A journeyman is a member of a guild who has passed his apprenticeship and is now free from indenture and entitled to be paid for his work. Under guild rules he is not, however, entitled to work for himself and is obliged to seek employment with licensed masters of his guild until he has accumulated sufficient skill, status and capital to be awarded his own franchise (alternatively he could inherit a franchise from his father, father-in-law or other relative or marry a master's widow with a right to her husband's franchise). Theoretically a journeyman might also practise his trade in areas outside the reach of guild franchises - potentially even getting his chosen location recognised as a new territory of the guild if he is lucky and successful and so becoming a master by default.
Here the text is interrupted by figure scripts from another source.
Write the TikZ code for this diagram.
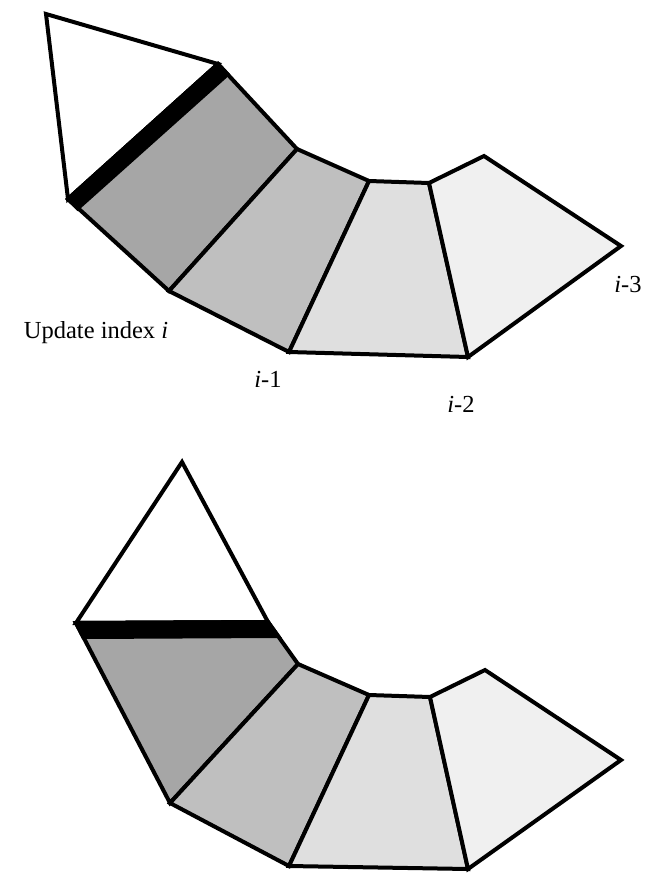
\documentclass[tikz,border=0pt]{standalone}
\usepackage{fontspec}
\setmainfont{Liberation Serif}
\begin{document}
\begin{tikzpicture}[x=1pt,y=-1pt,
  face/.style={draw=black,line width=4pt,line join=miter},
  band/.style={fill=black},
  lab/.style={font=\fontsize{24.5}{28}\selectfont,anchor=base,inner sep=0pt}]
\definecolor{gA}{gray}{0.65}
\definecolor{gB}{gray}{0.75}
\definecolor{gC}{gray}{0.875}
\definecolor{gD}{gray}{0.94}
\useasboundingbox (0,0) rectangle (647,873);

% ---------- top strip ----------
\coordinate (a0) at (46,14);
\coordinate (a1) at (218,64);
\coordinate (a2) at (68,199);
\coordinate (a1b) at (227.5,74.3);
\coordinate (a2b) at (77.6,208.4);
\coordinate (a3) at (297,149);
\coordinate (a4) at (169,291);
\coordinate (a5) at (369,181);
\coordinate (a6) at (289,352);
\coordinate (a7) at (429,183);
\coordinate (a8) at (468,357);
\coordinate (a9) at (484,156);
\coordinate (a10) at (621,246);

\filldraw[face,fill=white] (a0) -- (a1) -- (a2) -- cycle;
\filldraw[face,fill=gA] (a2) -- (a1) -- (a3) -- (a4) -- cycle;
\filldraw[face,fill=gB] (a4) -- (a3) -- (a5) -- (a6) -- cycle;
\filldraw[face,fill=gC] (a6) -- (a5) -- (a7) -- (a8) -- cycle;
\filldraw[face,fill=gD] (a7) -- (a9) -- (a10) -- (a8) -- cycle;
\filldraw[face,band] (a2) -- (a1) -- (a1b) -- (a2b) -- cycle;

\node[lab] (lupd) at (96,338) {Update index \textit{i}};
\node[lab] (l1) at (268,387) {\textit{i}-1};
\node[lab] (l2) at (461,412) {\textit{i}-2};
\node[lab] (l3) at (628,292) {\textit{i}-3};

% ---------- bottom strip ----------
\coordinate (b0) at (182,462);
\coordinate (b1) at (268,622);
\coordinate (b2) at (76,623);
\coordinate (b1b) at (278,636);
\coordinate (b2b) at (83.3,637);
\coordinate (b3) at (298,664);
\coordinate (b4) at (170,803);
\coordinate (b5) at (369,695);
\coordinate (b6) at (289,866);
\coordinate (b7) at (430,697);
\coordinate (b8) at (468,869);
\coordinate (b9) at (485,670);
\coordinate (b10) at (621,760);

\filldraw[face,fill=white] (b0) -- (b1) -- (b2) -- cycle;
\filldraw[face,fill=gA] (b2) -- (b1) -- (b3) -- (b4) -- cycle;
\filldraw[face,fill=gB] (b4) -- (b3) -- (b5) -- (b6) -- cycle;
\filldraw[face,fill=gC] (b6) -- (b5) -- (b7) -- (b8) -- cycle;
\filldraw[face,fill=gD] (b7) -- (b9) -- (b10) -- (b8) -- cycle;
\filldraw[face,band] (b2) -- (b1) -- (b1b) -- (b2b) -- cycle;
\end{tikzpicture}
\end{document}
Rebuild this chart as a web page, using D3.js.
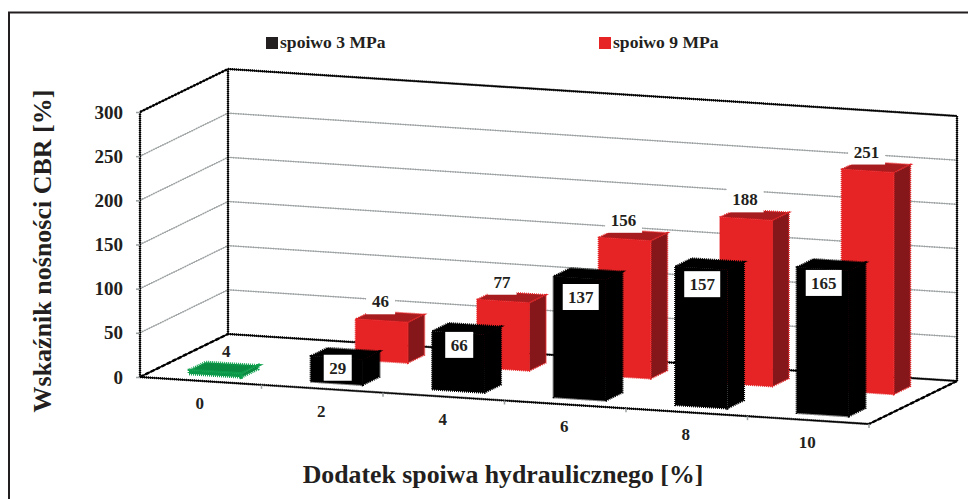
<!DOCTYPE html>
<html>
<head>
<meta charset="utf-8">
<script src="https://cdn.jsdelivr.net/npm/d3@7"></script>
<style>
  body { margin: 0; background: #fff; }
  text { font-family: "Liberation Serif", serif; font-weight: bold; fill: #231f20; }
</style>
</head>
<body>
<div id="chart"></div>
<script>
// values
var categories = ["0", "2", "4", "6", "8", "10"];
var spoiwo3 = [4, 29, 66, 137, 157, 165];
var spoiwo9 = [null, 46, 77, 156, 188, 251];
var yTicks = [0, 50, 100, 150, 200, 250, 300];
var seriesNames = ["spoiwo 3 MPa", "spoiwo 9 MPa"];

var width = 968, height = 499;

// oblique box: origin is the front left floor corner
var origin = {x: 140, y: 377},
    floorLength = 729,
    floorDrop = 47 / 729,
    depthX = 88,
    depthY = 43;

var svg = d3.select("#chart")
  .append("svg")
    .attr("width", width)
    .attr("height", height)
    .style("display", "block");

var x = d3.scaleBand().domain(categories).range([0, floorLength]);
var z = d3.scaleLinear().domain([0, 300]).range([0, 265]);
var y = d3.scaleLinear().domain([0, 300]).range([origin.y, origin.y - 265]);
var depth = d3.scaleOrdinal().domain(seriesNames).range([0.13, 0.64]);

var barOffset = x.bandwidth() * 0.31,
    barWidth = x.bandwidth() * 0.43,
    barDepth = 0.19;

function project(a, v, val) {
  return [
    origin.x + a + depthX * v,
    origin.y + a * floorDrop - depthY * v - z(val)
  ];
}

function poly(points) {
  return points.map(function(p) { return p.join(","); }).join(" ");
}

// rough printed line: thin solid one with a dotted one over it
function roughLine(p1, p2, color, w, dash) {
  svg.append("line")
    .attr("x1", p1[0]).attr("y1", p1[1]).attr("x2", p2[0]).attr("y2", p2[1])
    .attr("stroke", color).attr("stroke-width", w * 0.6);
  svg.append("line")
    .attr("x1", p1[0]).attr("y1", p1[1]).attr("x2", p2[0]).attr("y2", p2[1])
    .attr("stroke", color).attr("stroke-width", w)
    .attr("stroke-dasharray", dash);
}

// outer frame, only top and left are in the crop
svg.append("path")
  .attr("d", d3.line()([[9, height], [9, 12.5], [width, 12.5]]))
  .attr("fill", "none")
  .attr("stroke", "#231f20")
  .attr("stroke-width", 2);

// grid lines on both walls
yTicks.slice(1, -1).forEach(function(t) {
  var a = project(0, 0, t), b = project(0, 1, t), c = project(floorLength, 1, t);
  roughLine(a, b, "#9a9fa0", 1.6, "1 1.5");
  roughLine(b, c, "#9a9fa0", 1.6, "1 1.5");
});

// box edges
var top0 = project(0, 0, 300), top1 = project(0, 1, 300), top2 = project(floorLength, 1, 300);
var bot0 = project(0, 0, 0), bot1 = project(0, 1, 0), bot2 = project(floorLength, 1, 0), bot3 = project(floorLength, 0, 0);
roughLine(top0, top1, "#000", 2.4, "2 1.5");
roughLine(top1, top2, "#000", 2.4, "1 1");
roughLine(top0, bot0, "#000", 2.4, "1 1");
roughLine(top1, bot1, "#000", 2.4, "1 1");
roughLine(top2, bot2, "#000", 2.4, "1 1");
roughLine(bot0, bot1, "#000", 2.4, "4 2");
roughLine(bot1, bot2, "#000", 2.4, "1 1");
roughLine(bot0, bot3, "#000", 2.4, "1 1");
roughLine(bot2, bot3, "#000", 2.4, "4 2");

// y axis
var yAxis = svg.append("g")
  .attr("transform", "translate(" + origin.x + ",0)")
  .call(d3.axisLeft(y).tickValues(yTicks).tickSize(4).tickPadding(13));
yAxis.select(".domain").remove();
yAxis.selectAll("line").attr("stroke", "#9a9fa0").attr("stroke-width", 1.5);
yAxis.selectAll("text").style("font-size", "19px").style("font-family", "Liberation Serif");

// x ticks and labels
categories.forEach(function(c) {
  var p = project(x(c) + x.bandwidth(), 0, 0);
  svg.append("line")
    .attr("x1", p[0]).attr("y1", p[1]).attr("x2", p[0]).attr("y2", p[1] + 4)
    .attr("stroke", "#9a9fa0").attr("stroke-width", 1.5);
  var q = project(x(c) + x.bandwidth() / 2, 0, 0);
  svg.append("text")
    .attr("x", q[0] - 1)
    .attr("y", q[1] + 28)
    .attr("text-anchor", "middle")
    .style("font-size", "17px")
    .text(c);
});

function drawBar(val, i, name, colors) {
  var a0 = x(categories[i]) + barOffset, a1 = a0 + barWidth;
  var v0 = depth(name), v1 = v0 + barDepth;
  var faces = [
    {pts: [project(a0, v0, val), project(a1, v0, val), project(a1, v1, val), project(a0, v1, val)], fill: colors.top},
    {pts: [project(a1, v0, 0), project(a1, v1, 0), project(a1, v1, val), project(a1, v0, val)], fill: colors.side},
    {pts: [project(a0, v0, 0), project(a1, v0, 0), project(a1, v0, val), project(a0, v0, val)], fill: colors.front}
  ];
  faces.forEach(function(f) {
    svg.append("polygon")
      .attr("points", poly(f.pts))
      .attr("fill", f.fill);
    svg.append("polygon")
      .attr("points", poly(f.pts))
      .attr("fill", "none")
      .attr("stroke", colors.edge)
      .attr("stroke-width", colors.edgeWidth)
      .attr("stroke-dasharray", "1 1");
  });
}

var redColors = {front: "#e62325", top: "#a61c1f", side: "#85171a", edge: "#e62325", edgeWidth: 1.6};
var blackColors = {front: "#000", top: "#000", side: "#000", edge: "#000", edgeWidth: 2};
var greenColors = {front: "#0a9346", top: "#0a8a40", side: "#0b7d3c", edge: "#0fa24e", edgeWidth: 3};

// back row first, the front row hides it
spoiwo9.forEach(function(v, i) {
  if (v !== null) drawBar(v, i, seriesNames[1], redColors);
});
spoiwo3.forEach(function(v, i) {
  drawBar(v, i, seriesNames[0], i === 0 ? greenColors : blackColors);
});

function drawLabel(val, cx, cy, w) {
  svg.append("rect")
    .attr("x", cx - w / 2).attr("y", cy - 13)
    .attr("width", w).attr("height", 26)
    .attr("fill", "#fff");
  svg.append("text")
    .attr("x", cx).attr("y", cy + 6)
    .attr("text-anchor", "middle")
    .style("font-size", "17px")
    .text(val);
}

// labels sit a little off the bar tops, excel moved the black ones around
var blackNudge = [0, 10, 12, 19, 16, 14];
spoiwo9.forEach(function(v, i) {
  if (v === null) return;
  var p = project(x(categories[i]) + barOffset + barWidth / 2, depth(seriesNames[1]), v);
  drawLabel(v, p[0] - 1, p[1] - 19.5, String(v).length * 8 + 13);
});
spoiwo3.forEach(function(v, i) {
  var p = project(x(categories[i]) + barOffset + barWidth / 2, depth(seriesNames[0]), v);
  if (i === 0) {
    svg.append("text")
      .attr("x", p[0] + 11).attr("y", p[1] - 14.5)
      .attr("text-anchor", "middle")
      .style("font-size", "17px")
      .text(v);
  } else {
    drawLabel(v, p[0] + 1, p[1] + blackNudge[i], String(v).length * 8 + 12);
  }
});

// legend
var legendX = [266, 599], legendColor = ["#231f20", "#e62325"];
seriesNames.forEach(function(name, i) {
  svg.append("rect")
    .attr("x", legendX[i]).attr("y", 37)
    .attr("width", 12).attr("height", 12)
    .attr("fill", legendColor[i]);
  svg.append("text")
    .attr("x", legendX[i] + 14).attr("y", 48)
    .style("font-size", "17.6px")
    .text(name);
});

// axis titles
svg.append("text")
  .attr("transform", "translate(51,251)rotate(-90)")
  .attr("text-anchor", "middle")
  .style("font-size", "26px")
  .text("Wskaźnik nośności CBR [%]");

svg.append("text")
  .attr("x", 503)
  .attr("y", 483)
  .attr("text-anchor", "middle")
  .style("font-size", "25.8px")
  .text("Dodatek spoiwa hydraulicznego [%]");
</script>
</body>
</html>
The name is actually derived from the French "journee" (meaning a day) and refers to the journeyman being entitled to claim the guild day-rate for his work, but has an interesting double meaning in that a journeyman was often expected to travel from place to place, working for various masters and learning new techniques.

Time spent as a journeyman could vary immensely - a competent man with easy access to a franchise could make master quite rapidly, whilst a less lucky or skilled one could spend the rest of his life in the grade. Thus a given journeyman could be any age from teens to elderly.

Sources

Bibliography
1. full source reference

Game and Story Use

  • These are the medieval equivalent of the typical working class guy and an expected feature of most medieval towns and cities or travelling from place to place, either in search of work or on their master's business.
  • On many occasions, they may actually be the people who do all the work in a given franchise, with the master having a more "supervisory" role.
  • Actually a very good status for a PC craftsman, given that he is expected to travel and has a reason to be wandering about looking for work (which, in a historical medieval setting is important to avoid being taken up as a vagrant or other potential trouble maker). The character can focus on wandering whilst still having the ability to take casual work from local masters or unreached villagers as he goes.
  • Often a key ingredient of medieval plots - journeymen scheming to get their own franchise and/or frustrated by their inability to get promotion to master, competing with one another to romance their master's daughter(s) (or to kill him off and marry his wife!), or roaming from place to place in a suspiscious manner.
  • The arrival of a foreign journeyman with strange techniques might cause a sensation in a community.
  • Guild politics allowing, it may be entirely possible for an extremely skilled journeyman to be employed by a master of distinctly mediocre talents who gains an unjust advantage thereby. Depending on the men in question, the journeyman may swiftly rise to become a master in his own right, may reverse the intended flow of training, or may end up an unappreciated minion, possibly with his promotion indefinitely delayed by a master with the right connections (which he would have needed to get a licence without the necessary talent, even by inheritance). Preventing such a journeyman moving on may also require some sharp practice.